I’d say that they’ve evolved to cope with the short steep chop that is kicked up by strong winds here, that shape wont pitch much but I think some of the bigger ones would roll a lot.

The town is perhaps 2000 people, biting cold today, bleak, all of the buildings somewhat small, close together and inward looking, there is a surprising number of burned out shells of houses and warehouses in the town, perhaps a comment on old fashioned heating methods, and it overlooks a shallow harbour with a very narrow entrance.

It does have a charm of its own, in part because its  very different from anywhere else any of us have ever been, some of the views are stunning, and the buildings are very different.
A little corner shop in Porvenir, its about 12 ft square, seems to have one of every item ever seen in a corner shop. This is a land of contrasts, so many tiny businesses alongside a large and immaculately maintained military base, a very modern ferry terminal alongside a boatyard full of battered little wooden fishing boats, a modern Mercedes bus alongside the most beaten up Datsun pickup I've ever seen.  Interesting place.

Our first stop was the museum, where we learned a lot about the Yaghan and Ona people, the indigenous peoples, now extinct .https://www.culturalsurvival.org/publications/cultural-survival-quarterly/yahgan-ona-road-extinction
We also learned a lot of the history of the gold mining and farming industries that flourished here from around 1870 until the gold ran out in the early 1900s and the farming proved largely uneconomic, although there are still a lot of free range cattle farmed.

Currently the main income earner for the area is tourism, and a less fancy tourist destination you’d be very hard put to find, but the bus service ( phone him up and he comes to your house, toots his horn and picks you up, same in reverse with the return,  great service) which runs back and forth to the ferry about 8 km away is great.

We only had a couple of hours as today there was only the one ferry trip out and back, so we checked out the museum, went to a tiny little restaurant and had “a meal that couldn’t be beat” and I’m not kidding.  Simple fare, lots of it, tasty, warming and cheap.  In terms of value for money and simple satisfaction it was great.  Gnocchi, Casseroled chicken, a cold Chicken and corn dish, pork, beef and mashed potato.  Point to what you wanted and a dish FULL was handed to you.
That was the choice but it met with universal approval.
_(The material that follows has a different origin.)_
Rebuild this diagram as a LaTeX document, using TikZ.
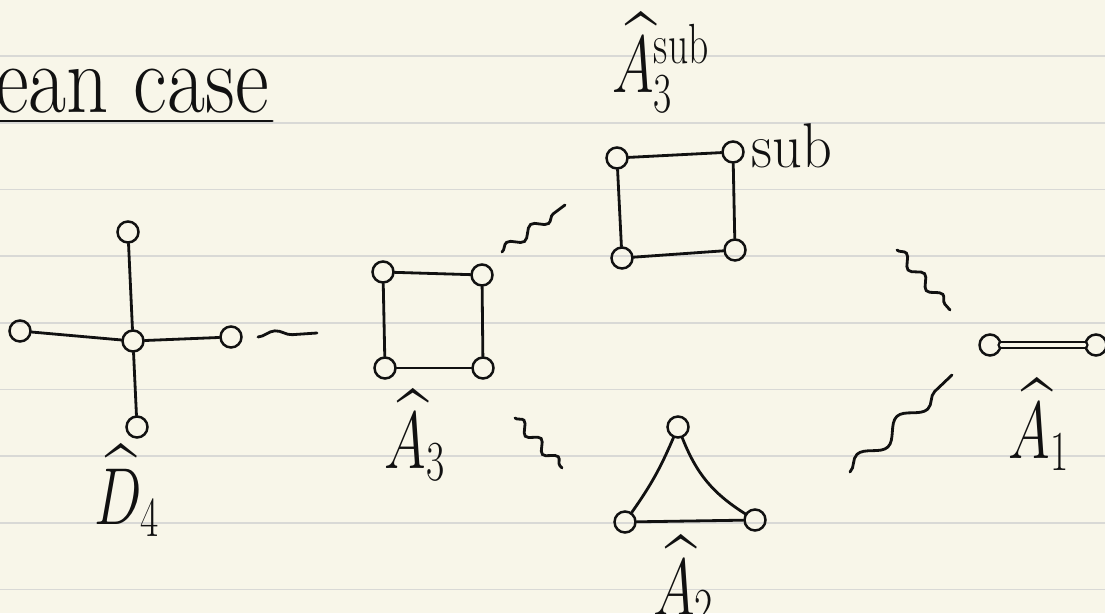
\RequirePackage{fix-cm}
\documentclass[tikz,border=0pt]{standalone}
\usepackage{amsmath}
\usepackage{amssymb}
\usepackage{tikz}
\usetikzlibrary{decorations.pathmorphing}
\definecolor{paper}{HTML}{F8F6E9}
\definecolor{ruling}{HTML}{D9D9D6}
\definecolor{ink}{HTML}{111111}

\begin{document}
\begin{tikzpicture}[auto, node distance=2cm, color=ink, line width=1.6pt, line cap=round]
        % Styles
        \tikzstyle{vertex} = [draw, circle, inner sep=0pt, minimum size=0.42cm, line width=1.4pt]
        \tikzstyle{wave} = [decorate, decoration={snake, segment length=0.6cm, amplitude=0.1cm}]
        \tikzstyle{hand} = [font=\fontsize{46}{50}\selectfont, xscale=0.7, inner sep=0pt]
        \tikzstyle{word} = [font=\fontsize{36}{40}\selectfont, xscale=0.92, inner sep=0pt]
        \tikzstyle{heading} = [font=\fontsize{56}{60}\selectfont, xscale=0.84, inner sep=0pt]

        % Paper
        \fill [paper] (0,0) rectangle (22.1,12.26);
        \useasboundingbox (0,0) rectangle (22.1,12.26);
        \foreach \k in {0,...,8}
            \draw [ruling, line width=1.1pt, line cap=butt] (0,0.47+1.3333*\k) -- (22.1,0.47+1.3333*\k);

        % Title
        \node [heading, anchor=base west] (title) at (-0.12,10.0) {ean case};
        \draw ([yshift=-0.16cm]title.base west) -- ([yshift=-0.16cm, xshift=0.05cm]title.base east);

        % D4
        \node [vertex] (d0) at (2.66,5.44) {};
        \node [vertex, above of=d0, node distance=2.18cm, xshift=-0.1cm] (d1) {};
        \node [vertex, left of=d0, node distance=2.26cm, yshift=0.2cm] (d2) {};
        \node [vertex, right of=d0, node distance=1.96cm, yshift=0.08cm] (d3) {};
        \node [vertex, below of=d0, node distance=1.72cm, xshift=0.08cm] (d4) {};
        \node [hand, below of=d4, node distance=1.28cm, xshift=-0.3cm] (dname) {$\widehat{D}_4$};

        % A3
        \node [vertex] (a1) at (7.66,6.82) {};
        \node [vertex, right of=a1, node distance=1.98cm, yshift=-0.06cm] (a2) {};
        \node [vertex, below of=a1, node distance=1.92cm, xshift=0.04cm] (a3) {};
        \node [vertex, right of=a3, node distance=1.96cm] (a4) {};
        \node [hand, below of=a3, node distance=1.35cm, xshift=0.85cm] (aname) {$\widehat{A}_3$};

        % A3 sub
        \node [vertex] (s1) at (12.34,9.10) {};
        \node [vertex, right of=s1, node distance=2.32cm, yshift=0.12cm] (s2) {};
        \node [vertex, below of=s1, node distance=2.0cm, xshift=0.1cm] (s3) {};
        \node [vertex, right of=s3, node distance=2.26cm, yshift=0.16cm] (s4) {};
        \node [word, right of=s2, node distance=1.28cm, yshift=0.12cm] (ssub) {sub};
        \node [hand, above of=s1, node distance=1.9cm, xshift=1.25cm] (sname) {$\widehat{A}_3^{\mathrm{sub}}$};

        % A2
        \node [vertex] (t0) at (13.56,3.72) {};
        \node [vertex, below of=t0, node distance=1.9cm, xshift=-1.06cm] (t1) {};
        \node [vertex, right of=t1, node distance=2.6cm, yshift=0.04cm] (t2) {};
        \node [hand, below of=t0, node distance=3.1cm, xshift=0.15cm] (tname) {$\widehat{A}_2$};

        % A1
        \node [vertex] (b1) at (19.80,5.36) {};
        \node [vertex, right of=b1, node distance=2.12cm] (b2) {};
        \node [hand, below of=b1, node distance=1.6cm, xshift=1.4cm] (bname) {$\widehat{A}_1$};

        % Edges
        \draw (d0) -- (d1);
        \draw (d0) -- (d2);
        \draw (d0) -- (d3);
        \draw (d0) -- (d4);

        \draw (a1) -- (a2);
        \draw (a2) -- (a4);
        \draw (a4) -- (a3);
        \draw (a3) -- (a1);

        \draw (s1) -- (s2);
        \draw (s2) -- (s4);
        \draw (s4) -- (s3);
        \draw (s3) -- (s1);

        \draw (t0) to [bend left=6] (t1);
        \draw (t0) to [bend right=18] (t2);
        \draw (t1) -- (t2);

        \draw [double=paper, double distance=2.2pt, line width=1.4pt] (b1) -- (b2);

        % Waves
        \coordinate (w1a) at (5.16,5.52);
        \coordinate (w1b) at (6.34,5.60);
        \coordinate (w2a) at (10.04,7.22);
        \coordinate (w2b) at (11.30,8.16);
        \coordinate (w3a) at (10.30,3.90);
        \coordinate (w3b) at (11.24,2.90);
        \coordinate (w4a) at (17.94,7.26);
        \coordinate (w4b) at (19.00,6.06);
        \coordinate (w5a) at (17.00,2.82);
        \coordinate (w5b) at (19.04,4.76);

        \draw [wave, decoration={segment length=1.1cm, amplitude=0.1cm}] (w1a) -- (w1b);
        \draw [wave] (w2a) -- (w2b);
        \draw [wave, decoration={segment length=0.5cm}] (w3a) -- (w3b);
        \draw [wave, decoration={segment length=0.55cm}] (w4a) -- (w4b);
        \draw [wave, decoration={segment length=1.1cm, amplitude=0.16cm}] (w5a) -- (w5b);
    \end{tikzpicture}
\end{document}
So it was back on the bus, a quick tour around town picking up locals heading for the ferry and a few minutes around the boatyard with the cameras for David and I then a seat in the warm passenger lounge for a little under 2 hours and we were heading “home” to our casa.

 A Ship shipping ship, when we first saw it it was shipping a ship which itself had ships on board. ( I could go on but I wont) It sinks down, floats the cargo onto the deck, pumps the tanks and lifts up, sails away and unloads the same way.  
It had an oil rig construction ship on board, which I think is going to be used to help in building a big wharf for a port extension.

View from the ferry as we came in, those little fishing boats are mainly hunting crabs, its the down season right now as the crabs are breeding. I've seen some of those crabs, and I'd hate to have them hunting me, they're BIGF. Around 20 inches across their legs and 6 or 8inches across the body.
The boats are interesting, wooden, rough, effective, ranging from about 25 ft up to 40 ft. There are giant stern trawlers out there as well, they catch the fish in deeper waters and I did get some pics of a couple of them up on the hard being maintained, 200 plus feet long, big deep vessels that do most of their fishing out in the Pacific. 

Good trip. Its an interesting place.

By the way some of these photos pan, I've made them large so you can pick up the detail but they need to be grabbed with the cursor and panned from side to side.